— Start of INFORMATION SHOWN —

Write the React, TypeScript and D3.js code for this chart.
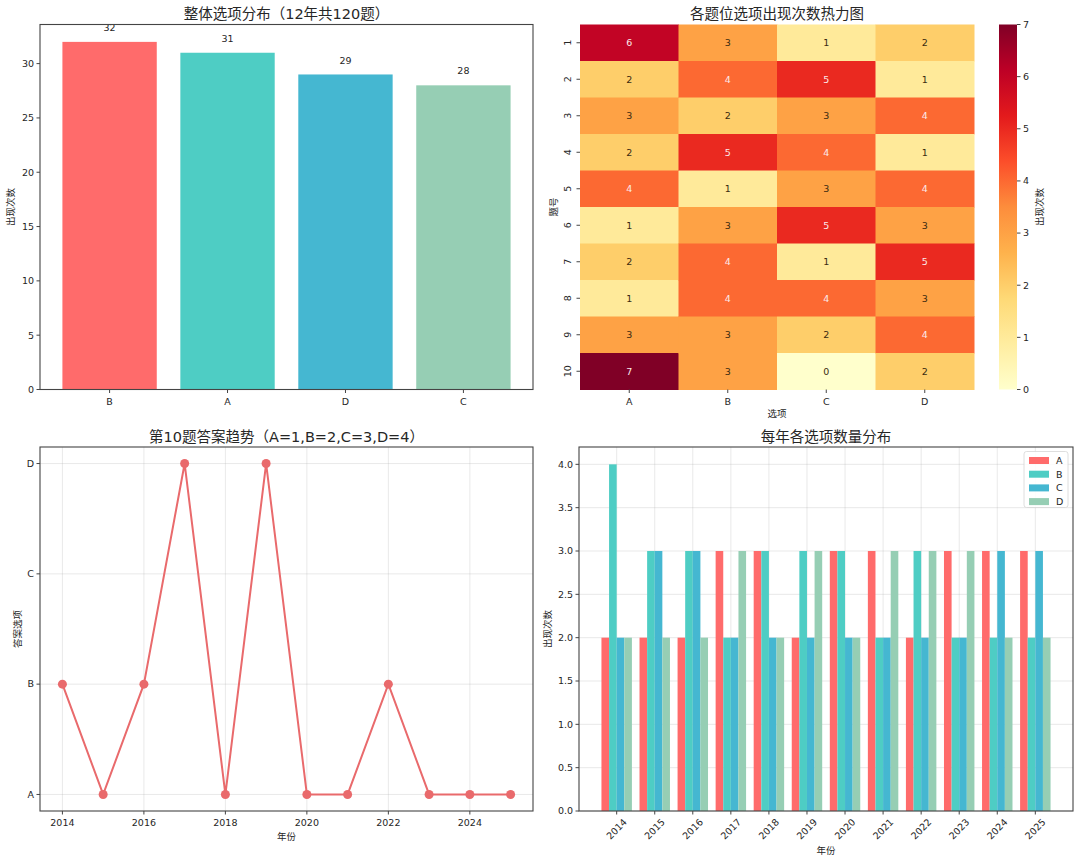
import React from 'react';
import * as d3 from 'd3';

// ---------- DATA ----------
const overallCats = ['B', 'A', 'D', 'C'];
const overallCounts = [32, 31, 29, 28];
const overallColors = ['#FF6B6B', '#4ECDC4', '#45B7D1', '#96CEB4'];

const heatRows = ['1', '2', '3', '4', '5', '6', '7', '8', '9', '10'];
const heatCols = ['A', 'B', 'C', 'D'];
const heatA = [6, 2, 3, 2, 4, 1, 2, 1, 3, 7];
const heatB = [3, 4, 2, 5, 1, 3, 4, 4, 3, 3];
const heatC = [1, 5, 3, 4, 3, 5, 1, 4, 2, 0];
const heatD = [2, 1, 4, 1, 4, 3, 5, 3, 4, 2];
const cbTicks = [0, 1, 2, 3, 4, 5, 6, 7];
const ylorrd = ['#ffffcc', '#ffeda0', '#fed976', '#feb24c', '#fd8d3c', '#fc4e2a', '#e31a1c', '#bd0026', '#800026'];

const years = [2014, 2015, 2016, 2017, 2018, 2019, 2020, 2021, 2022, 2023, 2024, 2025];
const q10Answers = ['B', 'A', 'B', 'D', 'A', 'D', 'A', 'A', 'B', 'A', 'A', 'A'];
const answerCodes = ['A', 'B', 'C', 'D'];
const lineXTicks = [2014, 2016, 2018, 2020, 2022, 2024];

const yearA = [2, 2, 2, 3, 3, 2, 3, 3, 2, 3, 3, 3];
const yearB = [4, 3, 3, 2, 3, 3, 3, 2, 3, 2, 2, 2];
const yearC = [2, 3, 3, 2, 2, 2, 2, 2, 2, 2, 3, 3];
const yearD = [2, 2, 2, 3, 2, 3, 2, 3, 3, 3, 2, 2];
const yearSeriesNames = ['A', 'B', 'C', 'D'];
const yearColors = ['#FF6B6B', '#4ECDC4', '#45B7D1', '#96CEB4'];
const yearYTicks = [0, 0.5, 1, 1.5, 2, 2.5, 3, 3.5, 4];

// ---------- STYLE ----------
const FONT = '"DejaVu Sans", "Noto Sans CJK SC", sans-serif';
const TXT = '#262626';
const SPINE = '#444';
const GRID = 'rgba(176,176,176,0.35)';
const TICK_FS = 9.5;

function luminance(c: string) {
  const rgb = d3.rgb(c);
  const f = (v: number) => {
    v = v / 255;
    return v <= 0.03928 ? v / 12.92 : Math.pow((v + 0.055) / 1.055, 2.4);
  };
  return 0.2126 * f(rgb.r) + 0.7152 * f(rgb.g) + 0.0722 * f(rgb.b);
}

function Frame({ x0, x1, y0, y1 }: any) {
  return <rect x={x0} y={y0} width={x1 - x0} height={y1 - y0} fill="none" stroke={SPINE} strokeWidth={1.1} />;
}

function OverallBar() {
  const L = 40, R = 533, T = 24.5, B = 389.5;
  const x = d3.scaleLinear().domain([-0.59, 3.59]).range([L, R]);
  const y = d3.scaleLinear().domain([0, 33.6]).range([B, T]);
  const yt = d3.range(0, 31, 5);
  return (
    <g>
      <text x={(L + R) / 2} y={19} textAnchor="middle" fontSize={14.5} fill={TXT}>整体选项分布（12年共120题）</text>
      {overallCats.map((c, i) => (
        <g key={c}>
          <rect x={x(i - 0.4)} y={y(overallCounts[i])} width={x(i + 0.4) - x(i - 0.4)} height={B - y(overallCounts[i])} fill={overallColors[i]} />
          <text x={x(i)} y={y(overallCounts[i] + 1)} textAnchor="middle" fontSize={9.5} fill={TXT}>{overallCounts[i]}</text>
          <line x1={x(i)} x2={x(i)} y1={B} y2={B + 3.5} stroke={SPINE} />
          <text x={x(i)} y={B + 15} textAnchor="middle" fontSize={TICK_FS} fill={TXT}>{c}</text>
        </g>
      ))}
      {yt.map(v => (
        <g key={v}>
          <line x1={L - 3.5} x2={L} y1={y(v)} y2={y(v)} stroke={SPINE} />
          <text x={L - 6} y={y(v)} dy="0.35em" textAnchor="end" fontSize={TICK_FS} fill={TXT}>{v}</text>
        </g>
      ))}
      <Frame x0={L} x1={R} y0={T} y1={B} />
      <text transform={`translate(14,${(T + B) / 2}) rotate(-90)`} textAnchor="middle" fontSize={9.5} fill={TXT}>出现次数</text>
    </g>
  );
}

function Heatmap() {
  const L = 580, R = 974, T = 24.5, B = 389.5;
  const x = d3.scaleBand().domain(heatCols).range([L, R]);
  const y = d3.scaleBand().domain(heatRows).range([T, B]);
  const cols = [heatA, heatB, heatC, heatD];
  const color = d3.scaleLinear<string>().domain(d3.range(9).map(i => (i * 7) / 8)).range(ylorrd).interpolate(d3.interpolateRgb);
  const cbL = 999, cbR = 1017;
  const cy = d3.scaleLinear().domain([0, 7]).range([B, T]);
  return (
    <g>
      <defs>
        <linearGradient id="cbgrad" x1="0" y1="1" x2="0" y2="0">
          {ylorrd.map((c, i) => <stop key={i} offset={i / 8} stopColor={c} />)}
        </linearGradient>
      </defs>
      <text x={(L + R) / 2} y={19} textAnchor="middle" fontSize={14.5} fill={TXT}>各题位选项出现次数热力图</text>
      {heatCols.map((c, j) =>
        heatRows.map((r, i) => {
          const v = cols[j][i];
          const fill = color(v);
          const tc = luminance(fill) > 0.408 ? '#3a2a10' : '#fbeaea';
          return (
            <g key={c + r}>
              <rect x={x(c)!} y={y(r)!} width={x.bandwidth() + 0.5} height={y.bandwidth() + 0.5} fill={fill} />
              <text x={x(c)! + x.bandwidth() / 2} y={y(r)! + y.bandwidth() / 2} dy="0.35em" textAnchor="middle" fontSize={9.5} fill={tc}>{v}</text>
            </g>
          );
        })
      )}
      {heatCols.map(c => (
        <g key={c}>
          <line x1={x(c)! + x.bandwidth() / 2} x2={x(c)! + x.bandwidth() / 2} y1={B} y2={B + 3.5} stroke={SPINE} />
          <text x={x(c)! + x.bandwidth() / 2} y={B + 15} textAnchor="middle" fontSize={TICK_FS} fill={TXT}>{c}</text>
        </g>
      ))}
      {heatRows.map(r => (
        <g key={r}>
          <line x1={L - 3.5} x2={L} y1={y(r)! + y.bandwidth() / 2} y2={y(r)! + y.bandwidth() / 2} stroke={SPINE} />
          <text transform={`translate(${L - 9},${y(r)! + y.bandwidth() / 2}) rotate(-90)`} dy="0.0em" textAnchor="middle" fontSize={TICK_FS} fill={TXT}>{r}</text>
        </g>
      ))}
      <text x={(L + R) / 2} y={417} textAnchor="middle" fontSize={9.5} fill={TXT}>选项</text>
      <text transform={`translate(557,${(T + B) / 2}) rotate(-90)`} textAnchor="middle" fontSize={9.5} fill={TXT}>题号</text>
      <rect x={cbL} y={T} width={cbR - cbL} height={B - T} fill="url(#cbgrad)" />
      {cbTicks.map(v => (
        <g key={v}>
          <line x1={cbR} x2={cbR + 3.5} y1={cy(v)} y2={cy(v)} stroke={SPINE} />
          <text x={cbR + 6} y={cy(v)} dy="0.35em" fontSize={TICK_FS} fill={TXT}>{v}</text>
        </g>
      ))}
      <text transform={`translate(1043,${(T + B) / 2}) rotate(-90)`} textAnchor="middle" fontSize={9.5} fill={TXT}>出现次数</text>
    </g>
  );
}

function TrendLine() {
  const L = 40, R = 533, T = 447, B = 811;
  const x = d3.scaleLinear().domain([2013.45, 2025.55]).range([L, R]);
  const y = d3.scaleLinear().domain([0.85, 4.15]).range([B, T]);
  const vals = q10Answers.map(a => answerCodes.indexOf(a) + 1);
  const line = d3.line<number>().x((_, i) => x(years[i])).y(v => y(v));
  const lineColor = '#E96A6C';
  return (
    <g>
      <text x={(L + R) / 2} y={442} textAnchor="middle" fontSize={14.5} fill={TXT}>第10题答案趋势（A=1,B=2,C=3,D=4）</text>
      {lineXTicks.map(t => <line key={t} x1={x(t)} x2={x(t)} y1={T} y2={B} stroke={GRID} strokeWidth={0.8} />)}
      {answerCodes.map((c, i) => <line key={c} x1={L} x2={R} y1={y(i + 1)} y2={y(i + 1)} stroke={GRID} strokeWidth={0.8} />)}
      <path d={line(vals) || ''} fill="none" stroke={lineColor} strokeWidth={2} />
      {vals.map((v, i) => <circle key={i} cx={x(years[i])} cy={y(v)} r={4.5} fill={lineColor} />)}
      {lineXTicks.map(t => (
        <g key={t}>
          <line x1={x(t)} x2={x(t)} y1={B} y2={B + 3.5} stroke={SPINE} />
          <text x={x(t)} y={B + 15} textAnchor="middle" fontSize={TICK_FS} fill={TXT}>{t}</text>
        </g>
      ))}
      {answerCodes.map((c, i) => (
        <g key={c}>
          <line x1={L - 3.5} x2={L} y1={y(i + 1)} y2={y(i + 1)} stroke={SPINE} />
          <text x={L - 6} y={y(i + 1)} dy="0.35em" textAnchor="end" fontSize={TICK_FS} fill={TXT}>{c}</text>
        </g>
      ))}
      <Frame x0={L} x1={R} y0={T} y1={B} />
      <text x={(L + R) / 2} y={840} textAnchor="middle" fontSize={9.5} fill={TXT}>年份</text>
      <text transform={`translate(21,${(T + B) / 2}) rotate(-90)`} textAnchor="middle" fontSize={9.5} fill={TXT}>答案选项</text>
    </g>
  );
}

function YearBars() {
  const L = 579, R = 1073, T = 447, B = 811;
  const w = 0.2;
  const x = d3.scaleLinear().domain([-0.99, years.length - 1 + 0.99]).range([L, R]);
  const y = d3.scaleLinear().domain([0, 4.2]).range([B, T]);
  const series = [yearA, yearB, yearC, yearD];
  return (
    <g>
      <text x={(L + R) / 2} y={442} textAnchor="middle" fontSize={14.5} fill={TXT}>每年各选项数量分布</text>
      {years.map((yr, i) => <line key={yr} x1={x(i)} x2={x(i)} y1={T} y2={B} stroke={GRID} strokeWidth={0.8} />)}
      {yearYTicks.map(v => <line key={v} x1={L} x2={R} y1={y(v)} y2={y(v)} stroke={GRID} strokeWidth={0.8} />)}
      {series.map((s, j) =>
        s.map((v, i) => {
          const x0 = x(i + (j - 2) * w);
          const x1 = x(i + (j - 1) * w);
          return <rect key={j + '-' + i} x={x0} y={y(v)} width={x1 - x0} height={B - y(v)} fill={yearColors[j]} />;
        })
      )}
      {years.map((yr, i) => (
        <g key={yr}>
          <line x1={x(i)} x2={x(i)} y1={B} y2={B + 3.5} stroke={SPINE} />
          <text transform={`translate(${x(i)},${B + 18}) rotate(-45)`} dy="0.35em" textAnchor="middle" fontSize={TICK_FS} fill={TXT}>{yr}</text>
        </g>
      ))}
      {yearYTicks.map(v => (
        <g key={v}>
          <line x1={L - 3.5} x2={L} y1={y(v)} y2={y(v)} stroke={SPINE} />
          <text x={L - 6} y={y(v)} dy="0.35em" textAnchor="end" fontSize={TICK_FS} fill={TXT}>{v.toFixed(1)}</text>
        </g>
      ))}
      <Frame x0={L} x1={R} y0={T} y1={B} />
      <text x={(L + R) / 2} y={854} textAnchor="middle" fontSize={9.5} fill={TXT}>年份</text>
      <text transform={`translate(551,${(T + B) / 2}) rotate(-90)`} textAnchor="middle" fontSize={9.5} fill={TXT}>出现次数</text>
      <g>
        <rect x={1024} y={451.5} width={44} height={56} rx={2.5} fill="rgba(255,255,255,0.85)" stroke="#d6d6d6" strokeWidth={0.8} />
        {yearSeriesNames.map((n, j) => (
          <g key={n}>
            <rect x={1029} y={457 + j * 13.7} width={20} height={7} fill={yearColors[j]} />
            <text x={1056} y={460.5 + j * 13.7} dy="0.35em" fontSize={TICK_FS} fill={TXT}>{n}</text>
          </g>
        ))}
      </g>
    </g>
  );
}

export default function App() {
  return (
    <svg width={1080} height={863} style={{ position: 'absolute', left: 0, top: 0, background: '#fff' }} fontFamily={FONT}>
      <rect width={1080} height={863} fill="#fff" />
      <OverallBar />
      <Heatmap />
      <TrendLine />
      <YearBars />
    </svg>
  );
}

— End of INFORMATION SHOWN —

> [EXERCISE DESCRIPTION] Leave out the pictures, then repeat the listing above exactly from its first line to the line with "overallColors = ['#FF6B6B', '#4ECDC4', '#45B7D1', '#96CEB4'];", inclusive.

> [SOLUTION FOR THIS TASK]
Write the React, TypeScript and D3.js code for this chart.
import React from 'react';
import * as d3 from 'd3';

// ---------- DATA ----------
const overallCats = ['B', 'A', 'D', 'C'];
const overallCounts = [32, 31, 29, 28];
const overallColors = ['#FF6B6B', '#4ECDC4', '#45B7D1', '#96CEB4'];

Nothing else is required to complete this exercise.